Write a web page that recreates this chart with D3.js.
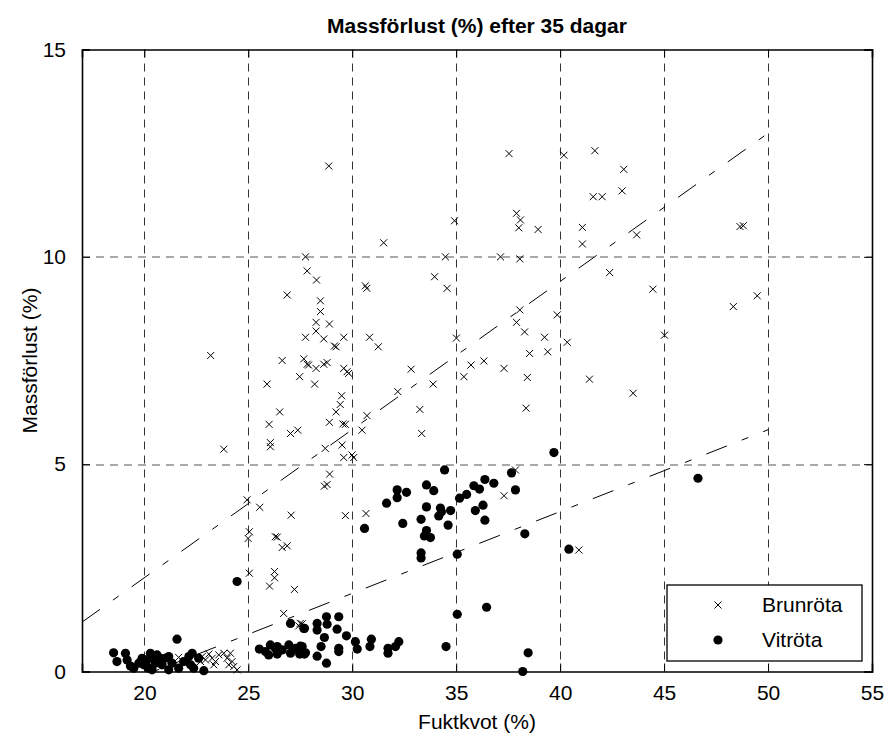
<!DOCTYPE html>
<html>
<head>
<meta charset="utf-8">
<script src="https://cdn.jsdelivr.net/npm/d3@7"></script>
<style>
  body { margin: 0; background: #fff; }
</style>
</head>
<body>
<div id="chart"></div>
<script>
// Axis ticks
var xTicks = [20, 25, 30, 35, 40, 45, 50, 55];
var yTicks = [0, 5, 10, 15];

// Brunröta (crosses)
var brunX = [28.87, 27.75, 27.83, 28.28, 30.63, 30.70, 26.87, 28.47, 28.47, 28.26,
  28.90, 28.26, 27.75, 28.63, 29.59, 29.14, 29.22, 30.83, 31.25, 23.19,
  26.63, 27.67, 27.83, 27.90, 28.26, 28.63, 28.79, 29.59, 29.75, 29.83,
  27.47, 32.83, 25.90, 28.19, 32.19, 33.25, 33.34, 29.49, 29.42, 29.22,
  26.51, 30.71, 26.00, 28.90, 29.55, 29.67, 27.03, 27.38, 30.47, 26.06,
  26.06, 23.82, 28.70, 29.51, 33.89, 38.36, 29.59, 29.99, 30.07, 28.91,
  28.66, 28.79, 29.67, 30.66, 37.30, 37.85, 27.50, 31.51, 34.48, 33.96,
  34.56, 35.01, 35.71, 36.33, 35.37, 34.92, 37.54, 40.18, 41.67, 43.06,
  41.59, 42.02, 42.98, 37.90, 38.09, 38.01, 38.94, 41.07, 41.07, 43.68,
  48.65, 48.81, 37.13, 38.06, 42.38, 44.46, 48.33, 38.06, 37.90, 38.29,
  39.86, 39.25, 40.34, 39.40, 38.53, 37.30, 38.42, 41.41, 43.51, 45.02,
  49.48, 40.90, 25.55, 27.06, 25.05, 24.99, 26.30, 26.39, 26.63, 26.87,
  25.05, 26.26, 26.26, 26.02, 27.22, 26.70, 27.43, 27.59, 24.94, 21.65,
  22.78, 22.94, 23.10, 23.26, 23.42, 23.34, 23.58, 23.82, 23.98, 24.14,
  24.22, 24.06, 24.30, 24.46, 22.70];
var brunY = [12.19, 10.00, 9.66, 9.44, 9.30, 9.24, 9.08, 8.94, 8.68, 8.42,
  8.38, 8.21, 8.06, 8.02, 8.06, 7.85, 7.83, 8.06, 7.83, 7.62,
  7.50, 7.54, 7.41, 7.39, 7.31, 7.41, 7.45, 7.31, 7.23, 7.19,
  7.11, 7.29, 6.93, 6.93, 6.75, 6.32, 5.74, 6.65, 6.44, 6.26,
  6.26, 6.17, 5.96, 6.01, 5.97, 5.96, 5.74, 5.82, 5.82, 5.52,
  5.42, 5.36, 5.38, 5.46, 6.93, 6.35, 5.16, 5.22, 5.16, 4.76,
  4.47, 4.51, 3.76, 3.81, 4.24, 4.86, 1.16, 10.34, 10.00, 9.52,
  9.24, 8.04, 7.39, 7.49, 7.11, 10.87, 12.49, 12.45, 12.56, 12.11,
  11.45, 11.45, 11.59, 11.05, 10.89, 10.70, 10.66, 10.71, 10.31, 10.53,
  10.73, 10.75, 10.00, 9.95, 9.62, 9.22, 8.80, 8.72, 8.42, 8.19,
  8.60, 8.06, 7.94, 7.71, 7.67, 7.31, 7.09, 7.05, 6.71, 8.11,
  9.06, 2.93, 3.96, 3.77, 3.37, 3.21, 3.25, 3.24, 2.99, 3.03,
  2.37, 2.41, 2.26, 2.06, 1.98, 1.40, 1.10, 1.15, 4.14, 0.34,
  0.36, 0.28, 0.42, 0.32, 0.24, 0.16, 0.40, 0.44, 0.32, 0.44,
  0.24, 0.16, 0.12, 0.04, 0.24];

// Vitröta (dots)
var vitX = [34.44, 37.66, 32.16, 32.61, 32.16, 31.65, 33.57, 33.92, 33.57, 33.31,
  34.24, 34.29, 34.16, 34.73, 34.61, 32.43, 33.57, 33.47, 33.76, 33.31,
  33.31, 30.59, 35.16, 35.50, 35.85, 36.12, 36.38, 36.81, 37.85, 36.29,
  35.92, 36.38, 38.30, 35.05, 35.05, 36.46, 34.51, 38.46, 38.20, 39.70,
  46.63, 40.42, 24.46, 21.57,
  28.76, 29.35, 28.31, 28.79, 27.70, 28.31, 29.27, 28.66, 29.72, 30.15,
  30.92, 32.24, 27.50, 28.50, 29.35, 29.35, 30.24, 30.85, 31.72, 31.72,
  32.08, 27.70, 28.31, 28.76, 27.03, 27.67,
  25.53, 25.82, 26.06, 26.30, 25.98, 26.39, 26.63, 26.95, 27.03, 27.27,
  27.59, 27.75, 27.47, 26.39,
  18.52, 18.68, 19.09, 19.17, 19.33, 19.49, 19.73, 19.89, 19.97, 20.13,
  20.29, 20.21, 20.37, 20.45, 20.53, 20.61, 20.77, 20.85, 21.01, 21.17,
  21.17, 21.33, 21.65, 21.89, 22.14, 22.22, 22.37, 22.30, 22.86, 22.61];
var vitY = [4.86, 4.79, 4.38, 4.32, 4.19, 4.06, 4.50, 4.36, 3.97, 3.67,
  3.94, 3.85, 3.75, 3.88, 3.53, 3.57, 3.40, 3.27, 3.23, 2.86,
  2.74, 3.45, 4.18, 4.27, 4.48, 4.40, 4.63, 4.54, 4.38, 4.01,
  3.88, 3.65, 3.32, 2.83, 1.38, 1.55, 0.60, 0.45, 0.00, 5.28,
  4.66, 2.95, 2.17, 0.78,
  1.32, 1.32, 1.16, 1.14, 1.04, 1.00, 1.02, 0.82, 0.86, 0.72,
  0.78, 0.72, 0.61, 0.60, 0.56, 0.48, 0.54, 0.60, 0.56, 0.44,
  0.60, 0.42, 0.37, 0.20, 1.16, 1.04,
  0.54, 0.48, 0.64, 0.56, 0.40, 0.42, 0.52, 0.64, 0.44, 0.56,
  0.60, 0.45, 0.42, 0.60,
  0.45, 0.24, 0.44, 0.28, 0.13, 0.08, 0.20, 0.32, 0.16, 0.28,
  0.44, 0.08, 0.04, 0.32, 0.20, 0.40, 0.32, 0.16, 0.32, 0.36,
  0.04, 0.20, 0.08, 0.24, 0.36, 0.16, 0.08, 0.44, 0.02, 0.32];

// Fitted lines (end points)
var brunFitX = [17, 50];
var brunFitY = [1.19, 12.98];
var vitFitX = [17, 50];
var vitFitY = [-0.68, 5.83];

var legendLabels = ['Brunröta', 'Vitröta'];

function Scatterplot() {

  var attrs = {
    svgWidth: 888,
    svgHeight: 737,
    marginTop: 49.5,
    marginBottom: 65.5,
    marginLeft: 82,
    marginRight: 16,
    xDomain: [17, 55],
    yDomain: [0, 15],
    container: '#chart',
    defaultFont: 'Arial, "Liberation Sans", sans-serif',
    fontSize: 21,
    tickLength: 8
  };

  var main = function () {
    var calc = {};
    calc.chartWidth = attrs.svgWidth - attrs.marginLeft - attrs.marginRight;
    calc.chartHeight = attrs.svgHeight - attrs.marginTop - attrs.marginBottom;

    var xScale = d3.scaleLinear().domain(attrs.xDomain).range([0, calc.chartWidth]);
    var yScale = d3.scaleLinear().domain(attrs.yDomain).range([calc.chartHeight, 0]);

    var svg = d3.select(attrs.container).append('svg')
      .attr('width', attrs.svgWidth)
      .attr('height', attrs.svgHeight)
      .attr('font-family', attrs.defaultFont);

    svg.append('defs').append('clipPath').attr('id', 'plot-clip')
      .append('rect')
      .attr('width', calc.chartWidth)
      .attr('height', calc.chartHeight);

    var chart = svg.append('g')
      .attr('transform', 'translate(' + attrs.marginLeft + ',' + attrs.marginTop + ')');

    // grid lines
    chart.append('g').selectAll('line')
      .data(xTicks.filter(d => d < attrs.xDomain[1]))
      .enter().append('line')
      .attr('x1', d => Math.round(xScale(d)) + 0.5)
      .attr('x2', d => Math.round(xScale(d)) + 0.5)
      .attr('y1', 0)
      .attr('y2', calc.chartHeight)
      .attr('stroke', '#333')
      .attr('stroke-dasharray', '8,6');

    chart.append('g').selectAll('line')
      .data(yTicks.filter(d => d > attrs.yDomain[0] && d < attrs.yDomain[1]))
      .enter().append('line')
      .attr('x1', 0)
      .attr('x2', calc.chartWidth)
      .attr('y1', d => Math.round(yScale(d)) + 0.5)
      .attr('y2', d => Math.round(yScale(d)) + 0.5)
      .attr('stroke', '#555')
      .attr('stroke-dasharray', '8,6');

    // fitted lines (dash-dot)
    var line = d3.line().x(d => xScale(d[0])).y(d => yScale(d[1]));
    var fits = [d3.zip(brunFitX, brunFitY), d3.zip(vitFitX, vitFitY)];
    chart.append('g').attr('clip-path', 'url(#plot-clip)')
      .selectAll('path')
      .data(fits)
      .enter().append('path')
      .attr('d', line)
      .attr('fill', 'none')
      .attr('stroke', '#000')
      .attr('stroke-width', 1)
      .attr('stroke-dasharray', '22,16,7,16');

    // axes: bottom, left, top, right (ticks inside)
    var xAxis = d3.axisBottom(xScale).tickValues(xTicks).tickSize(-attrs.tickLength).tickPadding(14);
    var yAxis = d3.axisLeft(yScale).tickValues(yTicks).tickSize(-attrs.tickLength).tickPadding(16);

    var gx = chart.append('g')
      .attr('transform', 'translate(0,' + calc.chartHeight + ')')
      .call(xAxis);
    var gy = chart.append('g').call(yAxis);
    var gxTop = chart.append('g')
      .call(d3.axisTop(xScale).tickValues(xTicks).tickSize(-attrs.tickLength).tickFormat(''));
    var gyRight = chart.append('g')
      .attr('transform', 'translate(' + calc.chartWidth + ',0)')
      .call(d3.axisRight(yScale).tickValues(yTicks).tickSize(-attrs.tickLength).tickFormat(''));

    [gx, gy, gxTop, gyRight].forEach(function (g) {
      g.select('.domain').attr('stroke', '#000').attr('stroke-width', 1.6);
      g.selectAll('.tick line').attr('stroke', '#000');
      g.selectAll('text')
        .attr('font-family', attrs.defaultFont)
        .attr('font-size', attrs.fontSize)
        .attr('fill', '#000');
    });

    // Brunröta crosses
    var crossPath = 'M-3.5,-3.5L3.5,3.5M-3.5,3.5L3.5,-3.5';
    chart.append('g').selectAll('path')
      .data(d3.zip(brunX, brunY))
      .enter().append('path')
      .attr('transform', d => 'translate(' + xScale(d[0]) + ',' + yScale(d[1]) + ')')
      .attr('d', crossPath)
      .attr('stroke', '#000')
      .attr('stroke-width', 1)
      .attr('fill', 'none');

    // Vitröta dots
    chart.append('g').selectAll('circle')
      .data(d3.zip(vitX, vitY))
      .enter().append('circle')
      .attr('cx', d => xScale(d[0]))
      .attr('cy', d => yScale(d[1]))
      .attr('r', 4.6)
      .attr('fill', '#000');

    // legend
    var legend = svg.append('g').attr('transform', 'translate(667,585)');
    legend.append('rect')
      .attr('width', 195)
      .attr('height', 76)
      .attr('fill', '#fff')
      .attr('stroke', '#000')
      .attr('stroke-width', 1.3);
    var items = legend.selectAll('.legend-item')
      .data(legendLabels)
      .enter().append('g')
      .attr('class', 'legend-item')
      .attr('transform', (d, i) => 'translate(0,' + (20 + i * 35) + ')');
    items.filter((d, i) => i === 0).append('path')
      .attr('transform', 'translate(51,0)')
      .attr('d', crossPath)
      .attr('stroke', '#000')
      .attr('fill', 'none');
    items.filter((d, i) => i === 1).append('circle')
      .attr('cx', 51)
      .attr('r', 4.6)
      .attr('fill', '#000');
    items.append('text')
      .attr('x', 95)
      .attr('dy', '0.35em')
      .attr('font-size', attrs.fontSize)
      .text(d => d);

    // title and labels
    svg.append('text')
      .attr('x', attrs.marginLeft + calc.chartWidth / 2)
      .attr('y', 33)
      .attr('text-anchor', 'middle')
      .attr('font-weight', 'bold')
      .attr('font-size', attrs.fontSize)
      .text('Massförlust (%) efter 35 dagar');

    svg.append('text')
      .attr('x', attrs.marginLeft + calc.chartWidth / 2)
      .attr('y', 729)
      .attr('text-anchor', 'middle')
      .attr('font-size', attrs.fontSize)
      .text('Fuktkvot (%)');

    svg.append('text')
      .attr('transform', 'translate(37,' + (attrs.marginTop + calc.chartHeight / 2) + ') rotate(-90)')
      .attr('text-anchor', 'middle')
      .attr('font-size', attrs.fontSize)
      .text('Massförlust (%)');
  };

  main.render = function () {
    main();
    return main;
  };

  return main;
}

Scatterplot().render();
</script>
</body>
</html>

※ ※ ※

Give again, word for word, every line from the top of the data through the line with "var yTicks = [0, 5, 10, 15];", both ends included, and exclude the pictures.

- **THE OUTPUT**
Write a web page that recreates this chart with D3.js.
<!DOCTYPE html>
<html>
<head>
<meta charset="utf-8">
<script src="https://cdn.jsdelivr.net/npm/d3@7"></script>
<style>
  body { margin: 0; background: #fff; }
</style>
</head>
<body>
<div id="chart"></div>
<script>
// Axis ticks
var xTicks = [20, 25, 30, 35, 40, 45, 50, 55];
var yTicks = [0, 5, 10, 15];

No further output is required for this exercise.